** start Recorded data **
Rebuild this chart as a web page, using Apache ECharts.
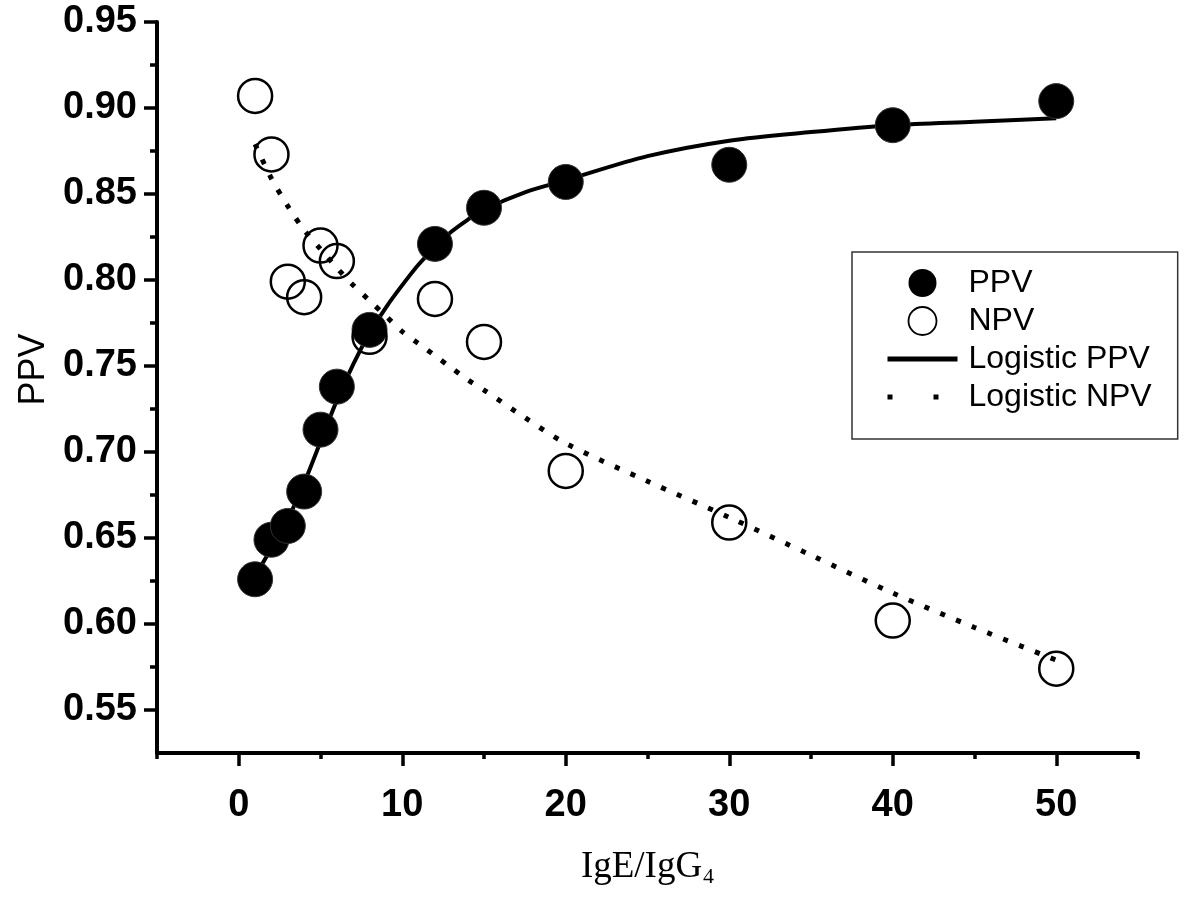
<!DOCTYPE html>
<html>
<head>
<meta charset="utf-8">
<script src="https://cdn.jsdelivr.net/npm/echarts@6/dist/echarts.min.js"></script>
<style>
html,body{margin:0;padding:0;background:#fff;}
#chart{width:1200px;height:909px;}
</style>
</head>
<body>
<div id="chart"></div>
<script>
// ---- data ----
const ratioX = [1, 2, 3, 4, 5, 6, 8, 12, 15, 20, 30, 40, 50];
const ppvValues = [0.626, 0.649, 0.657, 0.677, 0.713, 0.738, 0.771, 0.821, 0.842, 0.857, 0.867, 0.890, 0.904];
const npvValues = [0.907, 0.873, 0.799, 0.790, 0.820, 0.811, 0.767, 0.789, 0.764, 0.689, 0.659, 0.602, 0.574];

const fitX = [1, 2, 3, 4, 5, 6, 7, 8, 9, 10, 11, 12, 13, 14, 15, 17.5, 20, 25, 30, 35, 40, 45, 50];
const logisticPPV = [0.628, 0.644, 0.661, 0.682, 0.706, 0.730, 0.751, 0.769, 0.784, 0.797, 0.809, 0.819, 0.828, 0.835, 0.841, 0.851, 0.858, 0.872, 0.881, 0.886, 0.890, 0.892, 0.894];
const logisticNPV = [0.879, 0.859, 0.843, 0.829, 0.818, 0.807, 0.797, 0.788, 0.779, 0.770, 0.763, 0.756, 0.749, 0.742, 0.736, 0.720, 0.705, 0.683, 0.662, 0.640, 0.618, 0.598, 0.579];

const xMajorTicks = [0, 10, 20, 30, 40, 50];
const xMinorTicks = [-5, 5, 15, 25, 35, 45, 55];
const yMajorTicks = [0.55, 0.60, 0.65, 0.70, 0.75, 0.80, 0.85, 0.90, 0.95];
const yMinorTicks = [0.575, 0.625, 0.675, 0.725, 0.775, 0.825, 0.875, 0.925];

const zip = (xs, ys) => xs.map((x, i) => [x, ys[i]]);

const labelFont = {fontFamily: '"Liberation Sans", Arial, sans-serif', fontWeight: 'bold', fontSize: 38, color: '#000'};
const hiddenSymbol = {color: 'rgba(0,0,0,0)', borderColor: 'rgba(0,0,0,0)', borderWidth: 0};

const chart = echarts.init(document.getElementById('chart'), null, {renderer: 'canvas'});
chart.setOption({
  backgroundColor: '#fff',
  animation: false,
  grid: {left: 157, right: 62, top: 22, bottom: 156, containLabel: false},
  xAxis: [{
    type: 'value', min: -5, max: 55, interval: 5,
    axisLine: {show: true, onZero: false, lineStyle: {color: '#000', width: 4}},
    axisTick: {show: true, customValues: xMajorTicks, length: 13, lineStyle: {color: '#000', width: 3.5}},
    axisLabel: Object.assign({customValues: xMajorTicks, margin: 34}, labelFont),
    splitLine: {show: false},
    name: '{a|IgE/IgG}{s|4}',
    nameLocation: 'middle',
    nameGap: 92,
    nameTextStyle: {
      rich: {
        a: {fontFamily: '"Liberation Serif", "Times New Roman", serif', fontSize: 37, color: '#000', lineHeight: 44},
        s: {fontFamily: '"Liberation Serif", "Times New Roman", serif', fontSize: 22, color: '#000', lineHeight: 44, padding: [20, 0, 0, 1]}
      }
    }
  }, {
    type: 'value', min: -5, max: 55, interval: 5, position: 'bottom',
    axisLine: {show: false, onZero: false},
    axisTick: {show: true, customValues: xMinorTicks, length: 6, lineStyle: {color: '#000', width: 3.5}},
    axisLabel: {show: false},
    splitLine: {show: false}
  }],
  yAxis: [{
    type: 'value', min: 0.525, max: 0.95, interval: 0.025,
    axisLine: {show: true, onZero: false, lineStyle: {color: '#000', width: 4}},
    axisTick: {show: true, customValues: yMajorTicks, length: 13, lineStyle: {color: '#000', width: 3.5}},
    axisLabel: Object.assign({customValues: yMajorTicks, margin: 20, formatter: v => v.toFixed(2)}, labelFont),
    splitLine: {show: false},
    name: 'PPV',
    nameLocation: 'middle',
    nameGap: 98,
    nameTextStyle: {fontFamily: '"Liberation Sans", Arial, sans-serif', fontSize: 36, color: '#000', padding: [0, 0, 0, 36]}
  }, {
    type: 'value', min: 0.525, max: 0.95, interval: 0.025, position: 'left',
    axisLine: {show: false, onZero: false},
    axisTick: {show: true, customValues: yMinorTicks, length: 7, lineStyle: {color: '#000', width: 3.5}},
    axisLabel: {show: false},
    splitLine: {show: false}
  }],
  legend: {
    orient: 'vertical',
    left: 852, top: 252,
    padding: [13, 26, 24, 33],
    borderColor: '#333', borderWidth: 1.5,
    backgroundColor: '#fff',
    itemWidth: 70, itemHeight: 28, itemGap: 2,
    textStyle: {fontFamily: '"Liberation Sans", Arial, sans-serif', fontSize: 32, color: '#000', lineHeight: 20, padding: [16, 0, 0, 6]},
    data: [
      {name: 'PPV', itemStyle: {color: '#000', borderWidth: 0}},
      {name: 'NPV', itemStyle: {borderWidth: 1.8}},
      {name: 'Logistic PPV', lineStyle: {width: 5}, itemStyle: hiddenSymbol},
      {name: 'Logistic NPV', lineStyle: {width: 5, type: [5, 41], cap: 'butt'}, itemStyle: hiddenSymbol}
    ]
  },
  series: [
    {
      name: 'Logistic PPV', type: 'line', xAxisIndex: 0, yAxisIndex: 0,
      data: zip(fitX, logisticPPV), smooth: 0.3, symbol: 'none', showSymbol: false,
      lineStyle: {color: '#000', width: 4}, itemStyle: {color: '#000'}, z: 2
    },
    {
      name: 'Logistic NPV', type: 'line', xAxisIndex: 0, yAxisIndex: 0,
      data: zip(fitX, logisticNPV), smooth: 0.3, symbol: 'none', showSymbol: false,
      lineStyle: {color: '#000', width: 5, type: [5, 12], cap: 'butt'}, itemStyle: {color: '#000'}, z: 2
    },
    {
      name: 'PPV', type: 'scatter', xAxisIndex: 0, yAxisIndex: 0,
      data: zip(ratioX, ppvValues), symbol: 'circle', symbolSize: 35,
      itemStyle: {color: '#000', borderColor: '#333', borderWidth: 1, opacity: 1}, z: 3
    },
    {
      name: 'NPV', type: 'scatter', xAxisIndex: 0, yAxisIndex: 0,
      data: zip(ratioX, npvValues), symbol: 'circle', symbolSize: 34,
      itemStyle: {color: 'rgba(255,255,255,0)', borderColor: '#000', borderWidth: 2.5, opacity: 1}, z: 4
    }
  ]
});
</script>
</body>
</html>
** end Recorded data **
### [Directive]
Please set down each line of the data above exactly as written, without the pictures.

### [Output of the exercise]
Rebuild this chart as a web page, using Apache ECharts.
<!DOCTYPE html>
<html>
<head>
<meta charset="utf-8">
<script src="https://cdn.jsdelivr.net/npm/echarts@6/dist/echarts.min.js"></script>
<style>
html,body{margin:0;padding:0;background:#fff;}
#chart{width:1200px;height:909px;}
</style>
</head>
<body>
<div id="chart"></div>
<script>
// ---- data ----
const ratioX = [1, 2, 3, 4, 5, 6, 8, 12, 15, 20, 30, 40, 50];
const ppvValues = [0.626, 0.649, 0.657, 0.677, 0.713, 0.738, 0.771, 0.821, 0.842, 0.857, 0.867, 0.890, 0.904];
const npvValues = [0.907, 0.873, 0.799, 0.790, 0.820, 0.811, 0.767, 0.789, 0.764, 0.689, 0.659, 0.602, 0.574];

const fitX = [1, 2, 3, 4, 5, 6, 7, 8, 9, 10, 11, 12, 13, 14, 15, 17.5, 20, 25, 30, 35, 40, 45, 50];
const logisticPPV = [0.628, 0.644, 0.661, 0.682, 0.706, 0.730, 0.751, 0.769, 0.784, 0.797, 0.809, 0.819, 0.828, 0.835, 0.841, 0.851, 0.858, 0.872, 0.881, 0.886, 0.890, 0.892, 0.894];
const logisticNPV = [0.879, 0.859, 0.843, 0.829, 0.818, 0.807, 0.797, 0.788, 0.779, 0.770, 0.763, 0.756, 0.749, 0.742, 0.736, 0.720, 0.705, 0.683, 0.662, 0.640, 0.618, 0.598, 0.579];

const xMajorTicks = [0, 10, 20, 30, 40, 50];
const xMinorTicks = [-5, 5, 15, 25, 35, 45, 55];
const yMajorTicks = [0.55, 0.60, 0.65, 0.70, 0.75, 0.80, 0.85, 0.90, 0.95];
const yMinorTicks = [0.575, 0.625, 0.675, 0.725, 0.775, 0.825, 0.875, 0.925];

const zip = (xs, ys) => xs.map((x, i) => [x, ys[i]]);

const labelFont = {fontFamily: '"Liberation Sans", Arial, sans-serif', fontWeight: 'bold', fontSize: 38, color: '#000'};
const hiddenSymbol = {color: 'rgba(0,0,0,0)', borderColor: 'rgba(0,0,0,0)', borderWidth: 0};

const chart = echarts.init(document.getElementById('chart'), null, {renderer: 'canvas'});
chart.setOption({
  backgroundColor: '#fff',
  animation: false,
  grid: {left: 157, right: 62, top: 22, bottom: 156, containLabel: false},
  xAxis: [{
    type: 'value', min: -5, max: 55, interval: 5,
    axisLine: {show: true, onZero: false, lineStyle: {color: '#000', width: 4}},
    axisTick: {show: true, customValues: xMajorTicks, length: 13, lineStyle: {color: '#000', width: 3.5}},
    axisLabel: Object.assign({customValues: xMajorTicks, margin: 34}, labelFont),
    splitLine: {show: false},
    name: '{a|IgE/IgG}{s|4}',
    nameLocation: 'middle',
    nameGap: 92,
    nameTextStyle: {
      rich: {
        a: {fontFamily: '"Liberation Serif", "Times New Roman", serif', fontSize: 37, color: '#000', lineHeight: 44},
        s: {fontFamily: '"Liberation Serif", "Times New Roman", serif', fontSize: 22, color: '#000', lineHeight: 44, padding: [20, 0, 0, 1]}
      }
    }
  }, {
    type: 'value', min: -5, max: 55, interval: 5, position: 'bottom',
    axisLine: {show: false, onZero: false},
    axisTick: {show: true, customValues: xMinorTicks, length: 6, lineStyle: {color: '#000', width: 3.5}},
    axisLabel: {show: false},
    splitLine: {show: false}
  }],
  yAxis: [{
    type: 'value', min: 0.525, max: 0.95, interval: 0.025,
    axisLine: {show: true, onZero: false, lineStyle: {color: '#000', width: 4}},
    axisTick: {show: true, customValues: yMajorTicks, length: 13, lineStyle: {color: '#000', width: 3.5}},
    axisLabel: Object.assign({customValues: yMajorTicks, margin: 20, formatter: v => v.toFixed(2)}, labelFont),
    splitLine: {show: false},
    name: 'PPV',
    nameLocation: 'middle',
    nameGap: 98,
    nameTextStyle: {fontFamily: '"Liberation Sans", Arial, sans-serif', fontSize: 36, color: '#000', padding: [0, 0, 0, 36]}
  }, {
    type: 'value', min: 0.525, max: 0.95, interval: 0.025, position: 'left',
    axisLine: {show: false, onZero: false},
    axisTick: {show: true, customValues: yMinorTicks, length: 7, lineStyle: {color: '#000', width: 3.5}},
    axisLabel: {show: false},
    splitLine: {show: false}
  }],
  legend: {
    orient: 'vertical',
    left: 852, top: 252,
    padding: [13, 26, 24, 33],
    borderColor: '#333', borderWidth: 1.5,
    backgroundColor: '#fff',
    itemWidth: 70, itemHeight: 28, itemGap: 2,
    textStyle: {fontFamily: '"Liberation Sans", Arial, sans-serif', fontSize: 32, color: '#000', lineHeight: 20, padding: [16, 0, 0, 6]},
    data: [
      {name: 'PPV', itemStyle: {color: '#000', borderWidth: 0}},
      {name: 'NPV', itemStyle: {borderWidth: 1.8}},
      {name: 'Logistic PPV', lineStyle: {width: 5}, itemStyle: hiddenSymbol},
      {name: 'Logistic NPV', lineStyle: {width: 5, type: [5, 41], cap: 'butt'}, itemStyle: hiddenSymbol}
    ]
  },
  series: [
    {
      name: 'Logistic PPV', type: 'line', xAxisIndex: 0, yAxisIndex: 0,
      data: zip(fitX, logisticPPV), smooth: 0.3, symbol: 'none', showSymbol: false,
      lineStyle: {color: '#000', width: 4}, itemStyle: {color: '#000'}, z: 2
    },
    {
      name: 'Logistic NPV', type: 'line', xAxisIndex: 0, yAxisIndex: 0,
      data: zip(fitX, logisticNPV), smooth: 0.3, symbol: 'none', showSymbol: false,
      lineStyle: {color: '#000', width: 5, type: [5, 12], cap: 'butt'}, itemStyle: {color: '#000'}, z: 2
    },
    {
      name: 'PPV', type: 'scatter', xAxisIndex: 0, yAxisIndex: 0,
      data: zip(ratioX, ppvValues), symbol: 'circle', symbolSize: 35,
      itemStyle: {color: '#000', borderColor: '#333', borderWidth: 1, opacity: 1}, z: 3
    },
    {
      name: 'NPV', type: 'scatter', xAxisIndex: 0, yAxisIndex: 0,
      data: zip(ratioX, npvValues), symbol: 'circle', symbolSize: 34,
      itemStyle: {color: 'rgba(255,255,255,0)', borderColor: '#000', borderWidth: 2.5, opacity: 1}, z: 4
    }
  ]
});
</script>
</body>
</html>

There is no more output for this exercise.